Set down each line of the material that follows, exactly, with no pictures.

>> begin Data

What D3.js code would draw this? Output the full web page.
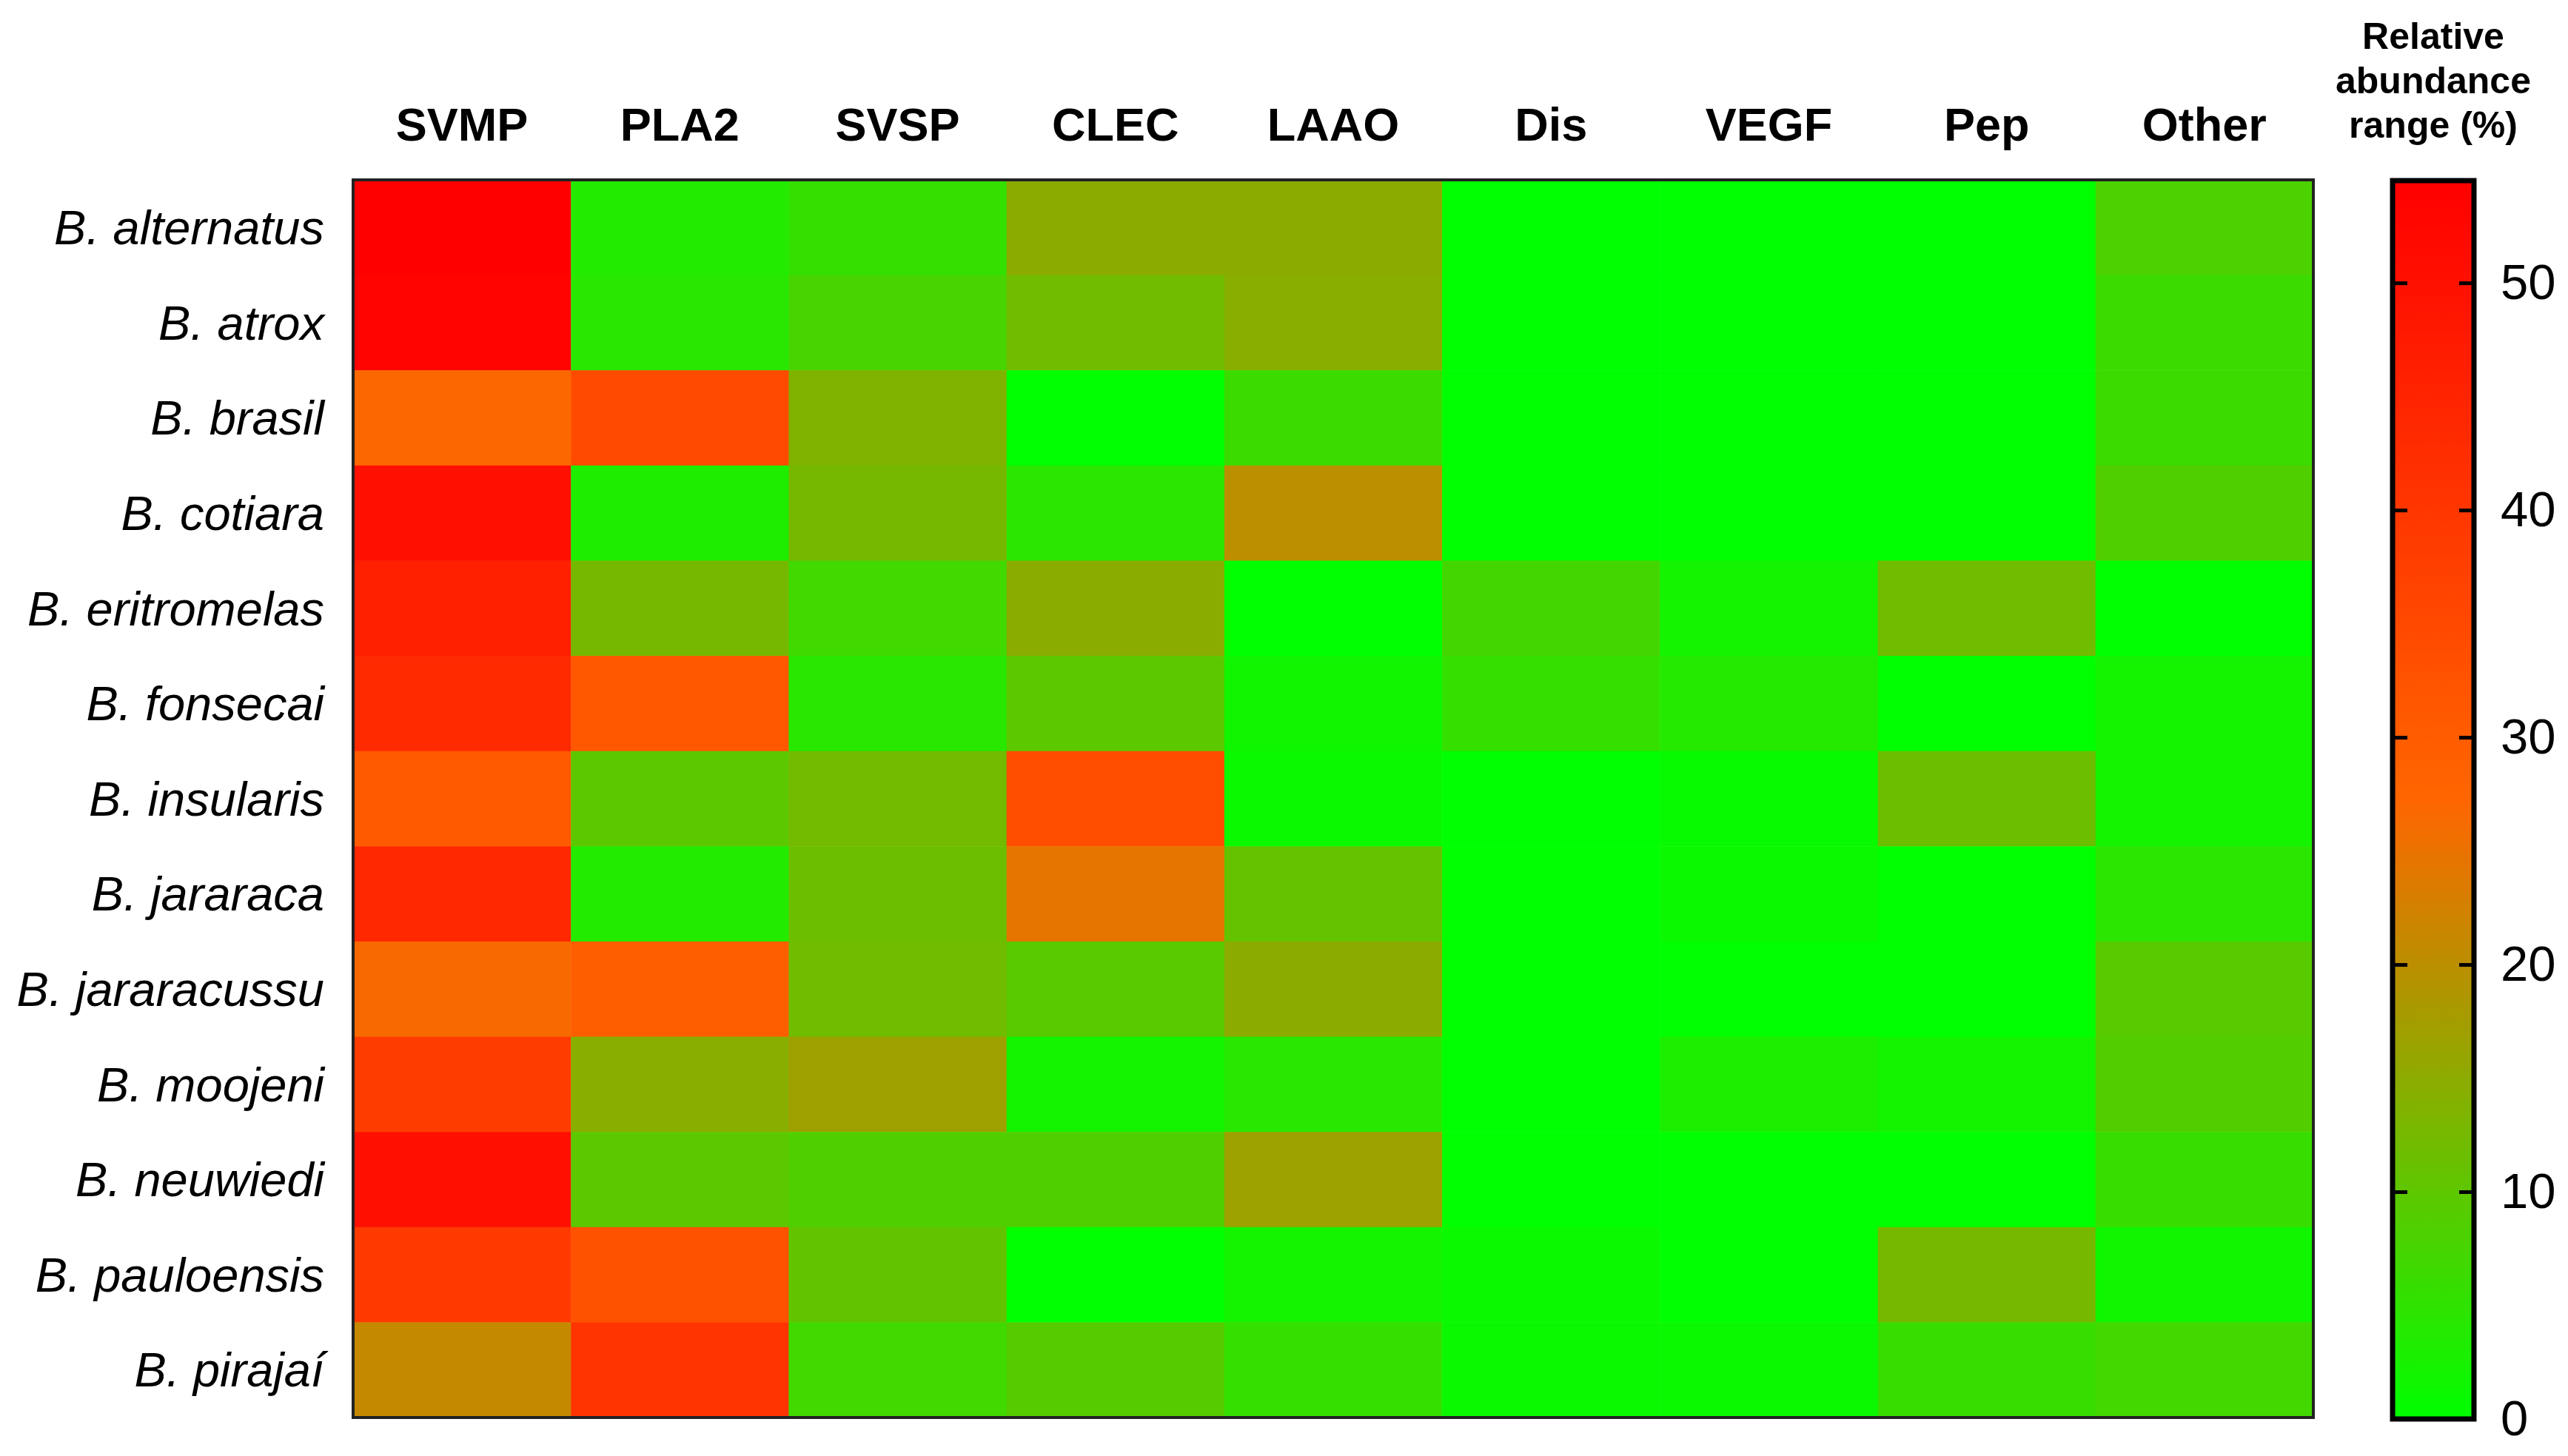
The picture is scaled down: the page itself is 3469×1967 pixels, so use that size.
<!DOCTYPE html>
<html>
<head>
<meta charset="utf-8">
<script src="https://d3js.org/d3.v7.min.js"></script>
<style>
  body { margin: 0; background: #fff; }
  text { font-family: "Liberation Sans", Arial, sans-serif; fill: #000; }
</style>
</head>
<body>
<div id="heatmap"></div>
<script>
// Data
var species = ["B. alternatus", "B. atrox", "B. brasil", "B. cotiara", "B. eritromelas",
    "B. fonsecai", "B. insularis", "B. jararaca", "B. jararacussu", "B. moojeni",
    "B. neuwiedi", "B. pauloensis", "B. pirajaí"];

var families = ["SVMP", "PLA2", "SVSP", "CLEC", "LAAO", "Dis", "VEGF", "Pep", "Other"];

// one row per species, one value (%) per toxin family
var abundance = [
    [54.5, 3.6, 5.5, 15.0, 15.0, 0, 0, 0, 8.1],
    [53.8, 4.3, 7.7, 12.0, 14.5, 0, 0, 0, 6.4],
    [27.0, 34.7, 13.7, 0, 6.4, 0, 0, 0, 6.4],
    [50.2, 3.2, 12.6, 4.5, 20.0, 0, 0, 0, 8.5],
    [46.0, 12.6, 6.8, 14.7, 0, 7.3, 2.1, 12.0, 0],
    [43.3, 31.0, 4.3, 9.8, 1.7, 5.6, 3.8, 0, 2.1],
    [30.5, 9.8, 12.2, 33.7, 1.1, 0, 0.9, 11.5, 2.1],
    [43.8, 3.6, 11.5, 24.6, 10.7, 0, 1.1, 0, 4.5],
    [26.5, 29.4, 12.0, 9.4, 15.0, 0, 0, 0, 9.4],
    [38.5, 14.5, 16.9, 2.1, 4.3, 0, 3.0, 2.1, 8.8],
    [50.2, 9.8, 8.5, 8.5, 16.7, 0, 0, 0, 6.0],
    [39.0, 32.6, 10.5, 0, 2.1, 1.1, 0, 12.6, 1.7],
    [21.0, 40.6, 6.8, 9.2, 5.6, 1.1, 1.1, 6.0, 7.0]
];

var legendTicks = [0, 10, 20, 30, 40, 50];
var legendMax = 54.5;

// SVG wrapper
var svgWidth = 3469;
var svgHeight = 1967;

var svg = d3.select("#heatmap")
    .append("svg")
    .attr("width", svgWidth)
    .attr("height", svgHeight);

// heat map area
var map = { left: 477, top: 243, right: 3125, bottom: 1915 };

var xScale = d3.scaleBand()
    .domain(families)
    .range([map.left, map.right]);

var yScale = d3.scaleBand()
    .domain(species)
    .range([map.top, map.bottom]);

// green -> orange -> red
var colorScale = d3.scaleLinear()
    .domain([0, legendMax / 2, legendMax])
    .range(["#00ff00", "#ff6600", "#ff0000"])
    .clamp(true);

// flatten rows into cells
var cells = [];
abundance.forEach(function(row, i) {
    row.forEach(function(v, j) {
        cells.push({ species: species[i], family: families[j], value: v });
    });
});

svg.append("g")
    .selectAll("rect")
    .data(cells)
    .enter()
    .append("rect")
    .attr("x", d => xScale(d.family))
    .attr("y", d => yScale(d.species))
    .attr("width", xScale.bandwidth() + 0.5)
    .attr("height", yScale.bandwidth() + 0.5)
    .attr("fill", d => colorScale(d.value));

// frame around the map
svg.append("rect")
    .attr("x", map.left)
    .attr("y", map.top)
    .attr("width", map.right - map.left)
    .attr("height", map.bottom - map.top)
    .attr("fill", "none")
    .attr("stroke", "#222")
    .attr("stroke-width", 4);

// column labels
svg.append("g")
    .selectAll("text")
    .data(families)
    .enter()
    .append("text")
    .attr("x", d => xScale(d) + xScale.bandwidth() / 2)
    .attr("y", 190)
    .attr("text-anchor", "middle")
    .style("font-size", "63px")
    .style("font-weight", "bold")
    .text(d => d);

// row labels
svg.append("g")
    .selectAll("text")
    .data(species)
    .enter()
    .append("text")
    .attr("x", 438)
    .attr("y", d => yScale(d) + yScale.bandwidth() / 2)
    .attr("dy", "0.35em")
    .attr("text-anchor", "end")
    .style("font-size", "65px")
    .style("font-style", "italic")
    .text(d => d);

// legend
var bar = { left: 3232, right: 3342 };
var legendScale = d3.scaleLinear()
    .domain([0, legendMax])
    .range([1917, 244]);

var grad = svg.append("defs")
    .append("linearGradient")
    .attr("id", "legendGrad")
    .attr("x1", 0).attr("y1", 1)
    .attr("x2", 0).attr("y2", 0);

grad.selectAll("stop")
    .data(d3.range(0, 1.0001, 0.05))
    .enter()
    .append("stop")
    .attr("offset", d => d)
    .attr("stop-color", d => colorScale(d * legendMax));

svg.append("rect")
    .attr("x", bar.left)
    .attr("y", legendScale(legendMax))
    .attr("width", bar.right - bar.left)
    .attr("height", legendScale(0) - legendScale(legendMax))
    .attr("fill", "url(#legendGrad)")
    .attr("stroke", "#000")
    .attr("stroke-width", 7);

// inward ticks on both sides of the bar
var leftTicks = svg.append("g")
    .attr("transform", `translate(${bar.left}, 0)`)
    .call(d3.axisRight(legendScale).tickValues(legendTicks).tickSize(20).tickFormat(""));

var rightTicks = svg.append("g")
    .attr("transform", `translate(${bar.right}, 0)`)
    .call(d3.axisLeft(legendScale).tickValues(legendTicks).tickSize(20).tickFormat(""));

[leftTicks, rightTicks].forEach(function(g) {
    g.select(".domain").remove();
    g.selectAll("line").attr("stroke", "#000").attr("stroke-width", 5);
});

// tick labels
var labelAxis = svg.append("g")
    .attr("transform", `translate(${bar.right}, 0)`)
    .call(d3.axisRight(legendScale).tickValues(legendTicks).tickSize(0).tickPadding(36));

labelAxis.select(".domain").remove();
labelAxis.selectAll("text")
    .style("font-size", "67px")
    .style("font-family", "'Liberation Sans', Arial, sans-serif")
    .attr("fill", "#000");

// legend title
var titleLines = ["Relative", "abundance", "range (%)"];
svg.append("g")
    .selectAll("text")
    .data(titleLines)
    .enter()
    .append("text")
    .attr("x", (bar.left + bar.right) / 2)
    .attr("y", (d, i) => 66 + i * 60)
    .attr("text-anchor", "middle")
    .style("font-size", "50px")
    .style("font-weight", "bold")
    .text(d => d);
</script>
</body>
</html>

>> end Data

**Task output**.
What D3.js code would draw this? Output the full web page.
The picture is scaled down: the page itself is 3469×1967 pixels, so use that size.
<!DOCTYPE html>
<html>
<head>
<meta charset="utf-8">
<script src="https://d3js.org/d3.v7.min.js"></script>
<style>
  body { margin: 0; background: #fff; }
  text { font-family: "Liberation Sans", Arial, sans-serif; fill: #000; }
</style>
</head>
<body>
<div id="heatmap"></div>
<script>
// Data
var species = ["B. alternatus", "B. atrox", "B. brasil", "B. cotiara", "B. eritromelas",
    "B. fonsecai", "B. insularis", "B. jararaca", "B. jararacussu", "B. moojeni",
    "B. neuwiedi", "B. pauloensis", "B. pirajaí"];

var families = ["SVMP", "PLA2", "SVSP", "CLEC", "LAAO", "Dis", "VEGF", "Pep", "Other"];

// one row per species, one value (%) per toxin family
var abundance = [
    [54.5, 3.6, 5.5, 15.0, 15.0, 0, 0, 0, 8.1],
    [53.8, 4.3, 7.7, 12.0, 14.5, 0, 0, 0, 6.4],
    [27.0, 34.7, 13.7, 0, 6.4, 0, 0, 0, 6.4],
    [50.2, 3.2, 12.6, 4.5, 20.0, 0, 0, 0, 8.5],
    [46.0, 12.6, 6.8, 14.7, 0, 7.3, 2.1, 12.0, 0],
    [43.3, 31.0, 4.3, 9.8, 1.7, 5.6, 3.8, 0, 2.1],
    [30.5, 9.8, 12.2, 33.7, 1.1, 0, 0.9, 11.5, 2.1],
    [43.8, 3.6, 11.5, 24.6, 10.7, 0, 1.1, 0, 4.5],
    [26.5, 29.4, 12.0, 9.4, 15.0, 0, 0, 0, 9.4],
    [38.5, 14.5, 16.9, 2.1, 4.3, 0, 3.0, 2.1, 8.8],
    [50.2, 9.8, 8.5, 8.5, 16.7, 0, 0, 0, 6.0],
    [39.0, 32.6, 10.5, 0, 2.1, 1.1, 0, 12.6, 1.7],
    [21.0, 40.6, 6.8, 9.2, 5.6, 1.1, 1.1, 6.0, 7.0]
];

var legendTicks = [0, 10, 20, 30, 40, 50];
var legendMax = 54.5;

// SVG wrapper
var svgWidth = 3469;
var svgHeight = 1967;

var svg = d3.select("#heatmap")
    .append("svg")
    .attr("width", svgWidth)
    .attr("height", svgHeight);

// heat map area
var map = { left: 477, top: 243, right: 3125, bottom: 1915 };

var xScale = d3.scaleBand()
    .domain(families)
    .range([map.left, map.right]);

var yScale = d3.scaleBand()
    .domain(species)
    .range([map.top, map.bottom]);

// green -> orange -> red
var colorScale = d3.scaleLinear()
    .domain([0, legendMax / 2, legendMax])
    .range(["#00ff00", "#ff6600", "#ff0000"])
    .clamp(true);

// flatten rows into cells
var cells = [];
abundance.forEach(function(row, i) {
    row.forEach(function(v, j) {
        cells.push({ species: species[i], family: families[j], value: v });
    });
});

svg.append("g")
    .selectAll("rect")
    .data(cells)
    .enter()
    .append("rect")
    .attr("x", d => xScale(d.family))
    .attr("y", d => yScale(d.species))
    .attr("width", xScale.bandwidth() + 0.5)
    .attr("height", yScale.bandwidth() + 0.5)
    .attr("fill", d => colorScale(d.value));

// frame around the map
svg.append("rect")
    .attr("x", map.left)
    .attr("y", map.top)
    .attr("width", map.right - map.left)
    .attr("height", map.bottom - map.top)
    .attr("fill", "none")
    .attr("stroke", "#222")
    .attr("stroke-width", 4);

// column labels
svg.append("g")
    .selectAll("text")
    .data(families)
    .enter()
    .append("text")
    .attr("x", d => xScale(d) + xScale.bandwidth() / 2)
    .attr("y", 190)
    .attr("text-anchor", "middle")
    .style("font-size", "63px")
    .style("font-weight", "bold")
    .text(d => d);

// row labels
svg.append("g")
    .selectAll("text")
    .data(species)
    .enter()
    .append("text")
    .attr("x", 438)
    .attr("y", d => yScale(d) + yScale.bandwidth() / 2)
    .attr("dy", "0.35em")
    .attr("text-anchor", "end")
    .style("font-size", "65px")
    .style("font-style", "italic")
    .text(d => d);

// legend
var bar = { left: 3232, right: 3342 };
var legendScale = d3.scaleLinear()
    .domain([0, legendMax])
    .range([1917, 244]);

var grad = svg.append("defs")
    .append("linearGradient")
    .attr("id", "legendGrad")
    .attr("x1", 0).attr("y1", 1)
    .attr("x2", 0).attr("y2", 0);

grad.selectAll("stop")
    .data(d3.range(0, 1.0001, 0.05))
    .enter()
    .append("stop")
    .attr("offset", d => d)
    .attr("stop-color", d => colorScale(d * legendMax));

svg.append("rect")
    .attr("x", bar.left)
    .attr("y", legendScale(legendMax))
    .attr("width", bar.right - bar.left)
    .attr("height", legendScale(0) - legendScale(legendMax))
    .attr("fill", "url(#legendGrad)")
    .attr("stroke", "#000")
    .attr("stroke-width", 7);

// inward ticks on both sides of the bar
var leftTicks = svg.append("g")
    .attr("transform", `translate(${bar.left}, 0)`)
    .call(d3.axisRight(legendScale).tickValues(legendTicks).tickSize(20).tickFormat(""));

var rightTicks = svg.append("g")
    .attr("transform", `translate(${bar.right}, 0)`)
    .call(d3.axisLeft(legendScale).tickValues(legendTicks).tickSize(20).tickFormat(""));

[leftTicks, rightTicks].forEach(function(g) {
    g.select(".domain").remove();
    g.selectAll("line").attr("stroke", "#000").attr("stroke-width", 5);
});

// tick labels
var labelAxis = svg.append("g")
    .attr("transform", `translate(${bar.right}, 0)`)
    .call(d3.axisRight(legendScale).tickValues(legendTicks).tickSize(0).tickPadding(36));

labelAxis.select(".domain").remove();
labelAxis.selectAll("text")
    .style("font-size", "67px")
    .style("font-family", "'Liberation Sans', Arial, sans-serif")
    .attr("fill", "#000");

// legend title
var titleLines = ["Relative", "abundance", "range (%)"];
svg.append("g")
    .selectAll("text")
    .data(titleLines)
    .enter()
    .append("text")
    .attr("x", (bar.left + bar.right) / 2)
    .attr("y", (d, i) => 66 + i * 60)
    .attr("text-anchor", "middle")
    .style("font-size", "50px")
    .style("font-weight", "bold")
    .text(d => d);
</script>
</body>
</html>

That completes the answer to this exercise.